- [DATASET EXCERPT]:
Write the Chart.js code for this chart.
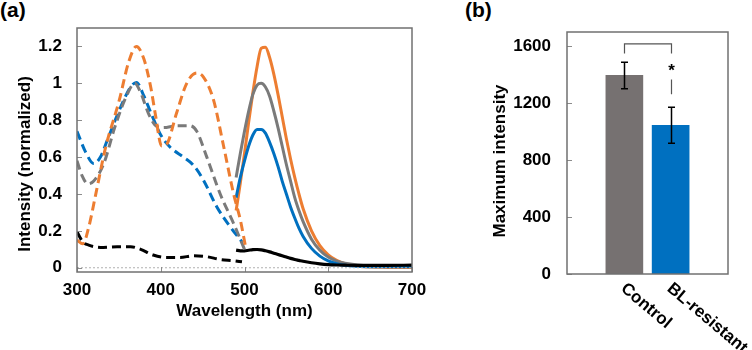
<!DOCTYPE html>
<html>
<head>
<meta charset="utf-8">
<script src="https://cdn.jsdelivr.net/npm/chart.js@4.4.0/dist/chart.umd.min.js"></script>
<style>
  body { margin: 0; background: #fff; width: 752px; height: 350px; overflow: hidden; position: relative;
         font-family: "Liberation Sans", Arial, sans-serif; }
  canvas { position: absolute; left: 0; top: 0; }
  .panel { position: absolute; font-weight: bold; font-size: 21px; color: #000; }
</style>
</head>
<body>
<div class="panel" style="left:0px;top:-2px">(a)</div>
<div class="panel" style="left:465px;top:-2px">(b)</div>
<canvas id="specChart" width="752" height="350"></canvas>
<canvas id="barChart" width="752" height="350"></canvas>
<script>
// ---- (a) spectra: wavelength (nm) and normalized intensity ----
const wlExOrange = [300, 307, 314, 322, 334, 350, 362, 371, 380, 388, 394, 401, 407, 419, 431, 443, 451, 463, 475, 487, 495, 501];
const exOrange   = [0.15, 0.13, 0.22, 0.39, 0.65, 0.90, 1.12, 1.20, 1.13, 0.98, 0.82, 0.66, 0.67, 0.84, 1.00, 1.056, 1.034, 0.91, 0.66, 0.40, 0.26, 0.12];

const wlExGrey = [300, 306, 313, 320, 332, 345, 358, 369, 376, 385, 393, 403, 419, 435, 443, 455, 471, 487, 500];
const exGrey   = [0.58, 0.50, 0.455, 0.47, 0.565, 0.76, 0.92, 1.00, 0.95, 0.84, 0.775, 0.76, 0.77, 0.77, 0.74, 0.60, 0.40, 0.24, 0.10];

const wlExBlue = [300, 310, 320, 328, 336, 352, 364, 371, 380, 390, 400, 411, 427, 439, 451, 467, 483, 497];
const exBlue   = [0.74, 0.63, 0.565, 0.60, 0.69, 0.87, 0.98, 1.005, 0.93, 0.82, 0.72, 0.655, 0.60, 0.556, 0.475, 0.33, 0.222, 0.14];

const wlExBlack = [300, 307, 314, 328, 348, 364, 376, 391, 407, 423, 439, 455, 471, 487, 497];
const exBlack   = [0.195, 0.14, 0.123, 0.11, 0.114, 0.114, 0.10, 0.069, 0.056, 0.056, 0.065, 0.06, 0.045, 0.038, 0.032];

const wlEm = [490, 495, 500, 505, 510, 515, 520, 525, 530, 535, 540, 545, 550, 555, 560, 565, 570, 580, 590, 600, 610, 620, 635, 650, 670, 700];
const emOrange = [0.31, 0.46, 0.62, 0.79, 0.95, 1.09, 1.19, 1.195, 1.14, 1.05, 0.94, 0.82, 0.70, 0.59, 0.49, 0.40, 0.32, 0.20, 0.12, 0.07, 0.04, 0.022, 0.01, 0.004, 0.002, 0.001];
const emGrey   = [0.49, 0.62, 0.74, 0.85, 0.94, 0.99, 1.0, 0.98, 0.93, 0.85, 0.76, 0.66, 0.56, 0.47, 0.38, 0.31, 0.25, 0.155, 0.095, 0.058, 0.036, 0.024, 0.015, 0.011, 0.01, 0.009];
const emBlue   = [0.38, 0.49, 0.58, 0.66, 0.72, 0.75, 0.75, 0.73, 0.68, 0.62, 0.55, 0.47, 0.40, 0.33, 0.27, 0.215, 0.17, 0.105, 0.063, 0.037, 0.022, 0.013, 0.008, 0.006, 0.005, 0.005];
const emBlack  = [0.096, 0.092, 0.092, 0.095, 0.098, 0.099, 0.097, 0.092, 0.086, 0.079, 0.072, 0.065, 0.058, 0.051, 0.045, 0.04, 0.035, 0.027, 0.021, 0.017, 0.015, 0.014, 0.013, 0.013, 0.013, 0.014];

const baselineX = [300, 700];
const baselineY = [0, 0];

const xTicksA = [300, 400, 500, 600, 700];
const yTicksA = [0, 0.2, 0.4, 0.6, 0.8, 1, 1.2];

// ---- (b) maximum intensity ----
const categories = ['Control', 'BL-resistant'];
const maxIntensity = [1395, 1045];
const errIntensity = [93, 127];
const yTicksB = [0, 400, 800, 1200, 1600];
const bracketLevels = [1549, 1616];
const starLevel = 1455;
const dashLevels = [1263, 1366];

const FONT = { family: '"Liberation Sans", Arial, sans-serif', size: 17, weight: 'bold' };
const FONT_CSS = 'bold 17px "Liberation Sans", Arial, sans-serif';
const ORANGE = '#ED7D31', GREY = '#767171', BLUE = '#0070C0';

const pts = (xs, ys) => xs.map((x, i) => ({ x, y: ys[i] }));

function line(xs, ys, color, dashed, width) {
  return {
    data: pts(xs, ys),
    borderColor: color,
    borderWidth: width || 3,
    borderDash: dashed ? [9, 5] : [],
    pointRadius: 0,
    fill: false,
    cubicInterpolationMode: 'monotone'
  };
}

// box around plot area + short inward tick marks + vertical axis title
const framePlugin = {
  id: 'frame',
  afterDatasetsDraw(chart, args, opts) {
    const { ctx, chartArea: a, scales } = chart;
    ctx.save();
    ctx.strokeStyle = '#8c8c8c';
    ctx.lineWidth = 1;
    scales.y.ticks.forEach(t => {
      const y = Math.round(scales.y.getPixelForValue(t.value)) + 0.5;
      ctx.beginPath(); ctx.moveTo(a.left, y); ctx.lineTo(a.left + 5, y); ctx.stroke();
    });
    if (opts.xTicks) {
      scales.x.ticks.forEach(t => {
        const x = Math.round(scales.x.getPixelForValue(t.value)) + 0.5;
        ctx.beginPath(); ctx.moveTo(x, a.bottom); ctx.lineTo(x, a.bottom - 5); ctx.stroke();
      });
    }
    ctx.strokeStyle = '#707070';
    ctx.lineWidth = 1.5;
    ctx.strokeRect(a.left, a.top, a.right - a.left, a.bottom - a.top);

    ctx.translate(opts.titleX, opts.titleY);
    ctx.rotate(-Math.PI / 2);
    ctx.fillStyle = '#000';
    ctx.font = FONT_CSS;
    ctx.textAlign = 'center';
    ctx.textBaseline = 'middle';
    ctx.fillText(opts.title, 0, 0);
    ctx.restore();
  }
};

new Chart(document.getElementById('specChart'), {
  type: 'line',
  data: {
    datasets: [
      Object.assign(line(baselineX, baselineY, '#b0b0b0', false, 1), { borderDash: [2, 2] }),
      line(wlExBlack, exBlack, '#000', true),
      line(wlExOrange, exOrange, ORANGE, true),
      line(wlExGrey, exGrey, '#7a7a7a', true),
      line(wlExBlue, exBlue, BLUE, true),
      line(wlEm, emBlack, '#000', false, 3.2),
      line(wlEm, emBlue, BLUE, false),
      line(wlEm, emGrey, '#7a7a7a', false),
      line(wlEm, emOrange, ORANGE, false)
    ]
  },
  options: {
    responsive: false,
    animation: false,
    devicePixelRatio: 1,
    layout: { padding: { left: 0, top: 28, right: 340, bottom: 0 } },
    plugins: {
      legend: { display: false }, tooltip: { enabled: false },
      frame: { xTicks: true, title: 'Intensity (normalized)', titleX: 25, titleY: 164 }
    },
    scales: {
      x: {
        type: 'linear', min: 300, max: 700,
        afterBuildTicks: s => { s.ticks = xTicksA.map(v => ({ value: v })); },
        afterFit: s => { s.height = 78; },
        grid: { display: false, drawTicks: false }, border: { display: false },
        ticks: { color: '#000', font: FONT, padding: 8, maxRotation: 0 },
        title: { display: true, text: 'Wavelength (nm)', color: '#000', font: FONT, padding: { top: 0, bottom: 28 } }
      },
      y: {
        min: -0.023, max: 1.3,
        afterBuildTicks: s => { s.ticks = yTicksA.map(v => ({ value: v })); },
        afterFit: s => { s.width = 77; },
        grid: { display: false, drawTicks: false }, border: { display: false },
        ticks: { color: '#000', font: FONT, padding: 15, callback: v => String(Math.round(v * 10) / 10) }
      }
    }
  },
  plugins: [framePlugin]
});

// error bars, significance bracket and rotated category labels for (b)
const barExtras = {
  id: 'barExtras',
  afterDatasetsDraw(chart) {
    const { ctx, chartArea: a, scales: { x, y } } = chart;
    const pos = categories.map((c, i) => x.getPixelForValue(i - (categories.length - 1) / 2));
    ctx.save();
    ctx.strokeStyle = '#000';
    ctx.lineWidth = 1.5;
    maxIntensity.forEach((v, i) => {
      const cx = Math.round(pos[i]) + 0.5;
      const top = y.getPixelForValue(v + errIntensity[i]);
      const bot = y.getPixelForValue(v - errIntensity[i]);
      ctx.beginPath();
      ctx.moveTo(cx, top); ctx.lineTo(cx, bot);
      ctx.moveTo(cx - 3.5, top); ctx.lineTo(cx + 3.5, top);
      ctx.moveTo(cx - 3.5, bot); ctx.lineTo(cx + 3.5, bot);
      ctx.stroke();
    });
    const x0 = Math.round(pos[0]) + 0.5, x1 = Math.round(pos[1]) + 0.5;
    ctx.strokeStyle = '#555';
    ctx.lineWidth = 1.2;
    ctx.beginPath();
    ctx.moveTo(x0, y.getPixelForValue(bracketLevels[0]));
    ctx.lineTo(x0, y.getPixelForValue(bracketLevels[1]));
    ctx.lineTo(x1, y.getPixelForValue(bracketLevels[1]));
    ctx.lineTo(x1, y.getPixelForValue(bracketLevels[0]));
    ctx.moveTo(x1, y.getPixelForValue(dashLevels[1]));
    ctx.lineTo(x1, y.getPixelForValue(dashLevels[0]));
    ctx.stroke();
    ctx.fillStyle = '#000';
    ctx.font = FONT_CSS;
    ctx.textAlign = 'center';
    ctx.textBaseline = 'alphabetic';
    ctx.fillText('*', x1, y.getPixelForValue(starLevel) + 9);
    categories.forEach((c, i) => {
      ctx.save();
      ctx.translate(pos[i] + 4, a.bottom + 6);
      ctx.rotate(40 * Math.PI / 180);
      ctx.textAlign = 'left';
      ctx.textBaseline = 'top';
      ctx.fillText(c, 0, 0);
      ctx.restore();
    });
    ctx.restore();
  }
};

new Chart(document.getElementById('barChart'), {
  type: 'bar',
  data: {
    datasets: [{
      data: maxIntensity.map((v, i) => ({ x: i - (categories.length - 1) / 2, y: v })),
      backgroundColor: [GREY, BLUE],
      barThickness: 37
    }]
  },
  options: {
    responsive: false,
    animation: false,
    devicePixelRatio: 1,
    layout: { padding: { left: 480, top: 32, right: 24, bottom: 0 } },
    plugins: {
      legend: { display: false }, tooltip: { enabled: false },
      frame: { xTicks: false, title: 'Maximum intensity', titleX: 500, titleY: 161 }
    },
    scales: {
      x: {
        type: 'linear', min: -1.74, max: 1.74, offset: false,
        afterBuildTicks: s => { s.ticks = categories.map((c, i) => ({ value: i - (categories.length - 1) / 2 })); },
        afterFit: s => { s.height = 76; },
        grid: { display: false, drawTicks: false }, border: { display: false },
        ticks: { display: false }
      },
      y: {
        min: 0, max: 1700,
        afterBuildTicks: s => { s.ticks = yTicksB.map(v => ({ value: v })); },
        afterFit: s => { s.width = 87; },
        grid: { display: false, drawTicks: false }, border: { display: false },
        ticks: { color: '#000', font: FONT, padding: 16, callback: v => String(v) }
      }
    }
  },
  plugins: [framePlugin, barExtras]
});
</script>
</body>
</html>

- [WHAT IS ASKED]:
Exactly as they appear, print the lines of the listing above from its first line through the line that contains "0.33, 0.222, 0.14];", minus the pictures.

- [RESPONSE TO THE EXERCISE]:
Write the Chart.js code for this chart.
<!DOCTYPE html>
<html>
<head>
<meta charset="utf-8">
<script src="https://cdn.jsdelivr.net/npm/chart.js@4.4.0/dist/chart.umd.min.js"></script>
<style>
  body { margin: 0; background: #fff; width: 752px; height: 350px; overflow: hidden; position: relative;
         font-family: "Liberation Sans", Arial, sans-serif; }
  canvas { position: absolute; left: 0; top: 0; }
  .panel { position: absolute; font-weight: bold; font-size: 21px; color: #000; }
</style>
</head>
<body>
<div class="panel" style="left:0px;top:-2px">(a)</div>
<div class="panel" style="left:465px;top:-2px">(b)</div>
<canvas id="specChart" width="752" height="350"></canvas>
<canvas id="barChart" width="752" height="350"></canvas>
<script>
// ---- (a) spectra: wavelength (nm) and normalized intensity ----
const wlExOrange = [300, 307, 314, 322, 334, 350, 362, 371, 380, 388, 394, 401, 407, 419, 431, 443, 451, 463, 475, 487, 495, 501];
const exOrange   = [0.15, 0.13, 0.22, 0.39, 0.65, 0.90, 1.12, 1.20, 1.13, 0.98, 0.82, 0.66, 0.67, 0.84, 1.00, 1.056, 1.034, 0.91, 0.66, 0.40, 0.26, 0.12];

const wlExGrey = [300, 306, 313, 320, 332, 345, 358, 369, 376, 385, 393, 403, 419, 435, 443, 455, 471, 487, 500];
const exGrey   = [0.58, 0.50, 0.455, 0.47, 0.565, 0.76, 0.92, 1.00, 0.95, 0.84, 0.775, 0.76, 0.77, 0.77, 0.74, 0.60, 0.40, 0.24, 0.10];

const wlExBlue = [300, 310, 320, 328, 336, 352, 364, 371, 380, 390, 400, 411, 427, 439, 451, 467, 483, 497];
const exBlue   = [0.74, 0.63, 0.565, 0.60, 0.69, 0.87, 0.98, 1.005, 0.93, 0.82, 0.72, 0.655, 0.60, 0.556, 0.475, 0.33, 0.222, 0.14];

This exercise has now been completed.